Personal Injury Protection pays your medical expenses, lost wages, and funeral costs after a car accident, regardless of who caused the crash. Unlike liability coverage, which pays the other driver's bills when you're at fault, PIP covers you and your passengers immediately without waiting for fault determination. In New Hampshire, PIP is optional — the state allows drivers to meet financial responsibility through other means — but carriers must offer it if you choose to purchase coverage.

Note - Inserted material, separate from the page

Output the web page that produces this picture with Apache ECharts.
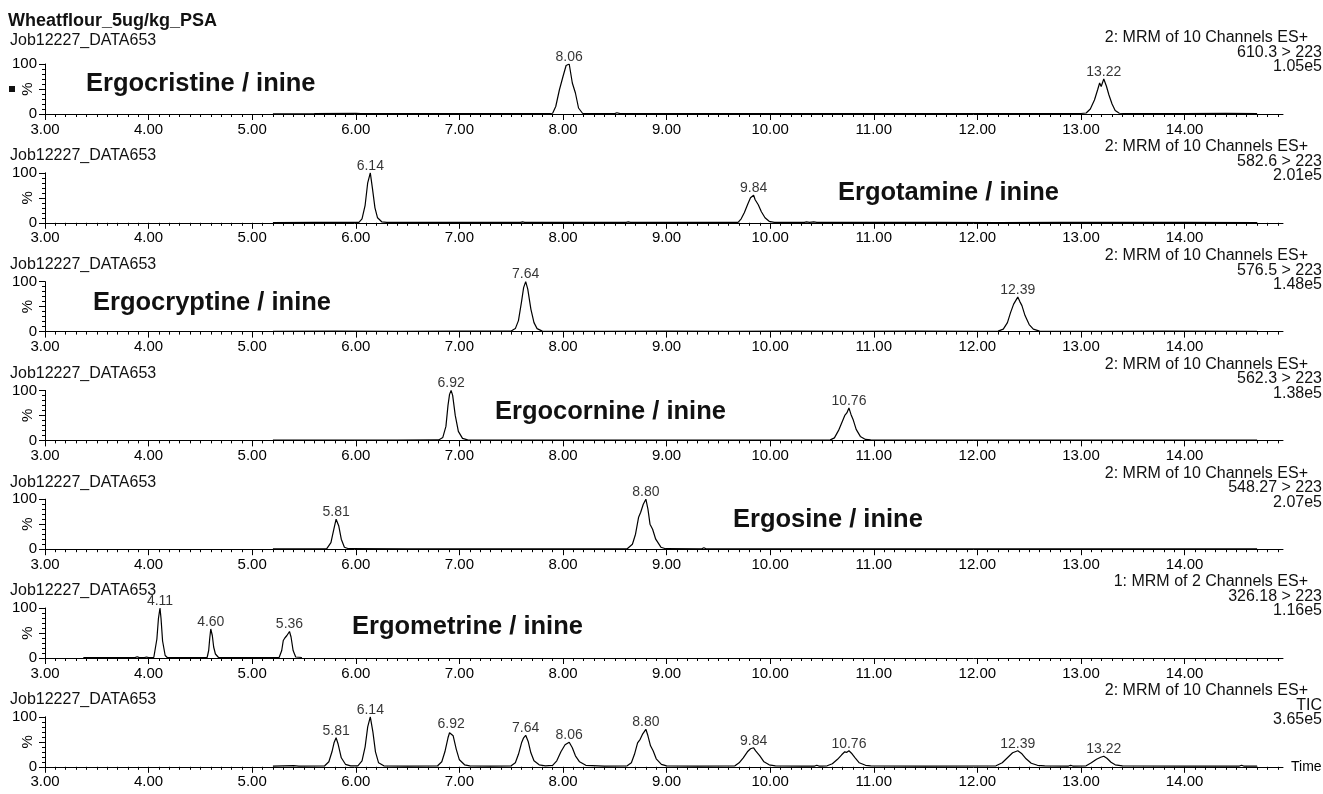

- You hit black ice and slide into a guardrail. You have $4,500 in emergency room bills and miss two weeks of work, losing $2,200 in wages. Your PIP policy pays the full $4,500 in medical costs and $2,200 in lost income, up to your policy limits, within days of filing. Your collision coverage separately handles the $3,800 in vehicle damage.
- You're rear-ended at a stoplight, but the other driver claims you reversed into them. You have $6,200 in medical bills and need physical therapy. Your PIP coverage pays immediately while fault is investigated, which can take weeks or months. If the other driver is eventually found at fault, their liability coverage reimburses your PIP carrier, but you never wait for payment.

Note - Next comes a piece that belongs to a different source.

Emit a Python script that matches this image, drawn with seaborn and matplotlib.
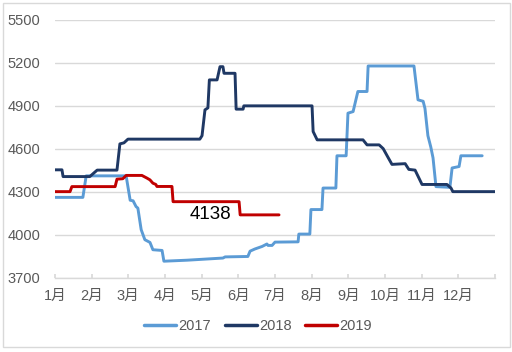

- Your friend is riding with you when another driver runs a red light and T-bones your car. Your friend has $8,900 in medical bills but no auto insurance. Your PIP policy covers their injuries up to your per-person limit, typically without requiring them to file a claim against the at-fault driver first.

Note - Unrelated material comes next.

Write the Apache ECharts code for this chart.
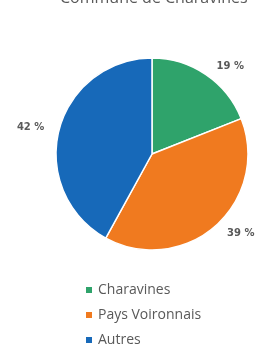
<!DOCTYPE html>
<html>
<head>
    <meta charset="utf-8" />
    <title>Commune de Charavines</title>
    <script src="https://cdn.jsdelivr.net/npm/echarts@6/dist/echarts.min.js"></script>
    <style>
        html, body { margin: 0; padding: 0; background: #fff; }
    </style>
</head>
<body>
    <div id="main" style="width:267px;height:345px;"></div>
    <script type="text/javascript">
        // données du graphique
        var categories = ['Charavines', 'Pays Voironnais', 'Autres'];
        var values = [19, 39, 42];
        var colors = ['#2fa36b', '#f07a1f', '#1769b9'];

        var myChart = echarts.init(document.getElementById('main'));
        myChart.setOption({
            animation: false,
            color: colors,
            title: {
                text: 'Commune de Charavines',
                left: 55,
                top: -15,
                textStyle: { fontFamily: 'Open Sans', fontSize: 16, fontWeight: 'normal', color: '#595959' }
            },
            legend: {
                orient: 'vertical',
                left: 79,
                top: 278,
                height: 120,
                icon: 'rect',
                itemWidth: 8,
                itemHeight: 8,
                itemGap: 11,
                data: categories,
                textStyle: { fontFamily: 'Open Sans', fontSize: 14, color: '#595959' }
            },
            series: [{
                type: 'pie',
                center: [152, 154],
                radius: 96,
                startAngle: 90,
                clockwise: true,
                itemStyle: { borderColor: '#fff', borderWidth: 1.5 },
                label: {
                    show: true,
                    position: 'outside',
                    overflow: 'none',
                    formatter: '{c} %',
                    fontFamily: 'DejaVu Sans',
                    fontSize: 10,
                    fontWeight: 'bold',
                    color: '#595959'
                },
                labelLine: { show: false, length: 10, length2: 0 },
                data: categories.map(function (name, i) {
                    return { name: name, value: values[i] };
                })
            }]
        });
    </script>
</body>
</html>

Who Needs Personal Injury Protection Insurance?
PIP makes sense if you don't have health insurance, have a high-deductible health plan, or work as a contractor without paid sick leave. It also benefits drivers who frequently carry passengers without their own coverage, since your PIP covers their injuries regardless of fault.
Compare your health insurance deductible and out-of-pocket maximum to PIP limits. If your health plan covers the first $5,000 and you'd miss two weeks of income without financial hardship, rejecting PIP saves $100–$250 annually. If you'd struggle to cover a $3,000 emergency room bill or can't afford unpaid time off, carry PIP with at least $5,000 medical and $2,500 lost-wage coverage.
How Much Does Personal Injury Protection Insurance Cost?
PIP typically adds $8–$22 per month to a New Hampshire policy, or $96–$264 annually, depending on limits selected and driving history.
- Coverage limits chosen — New Hampshire's $1,000 medical minimum costs less than $5,000 or $10,000 limits common in other states.
- Deductible selection — higher deductibles ($250–$500) lower premiums by 15–25% compared to zero-deductible PIP.
- Prior claims history — drivers who filed PIP claims in the past three years pay 10–30% more.
- Household size — policies covering multiple drivers or teenage drivers cost more due to increased injury risk.
- Zip code medical costs — areas with higher average emergency room and specialist fees see 10–20% higher PIP premiums.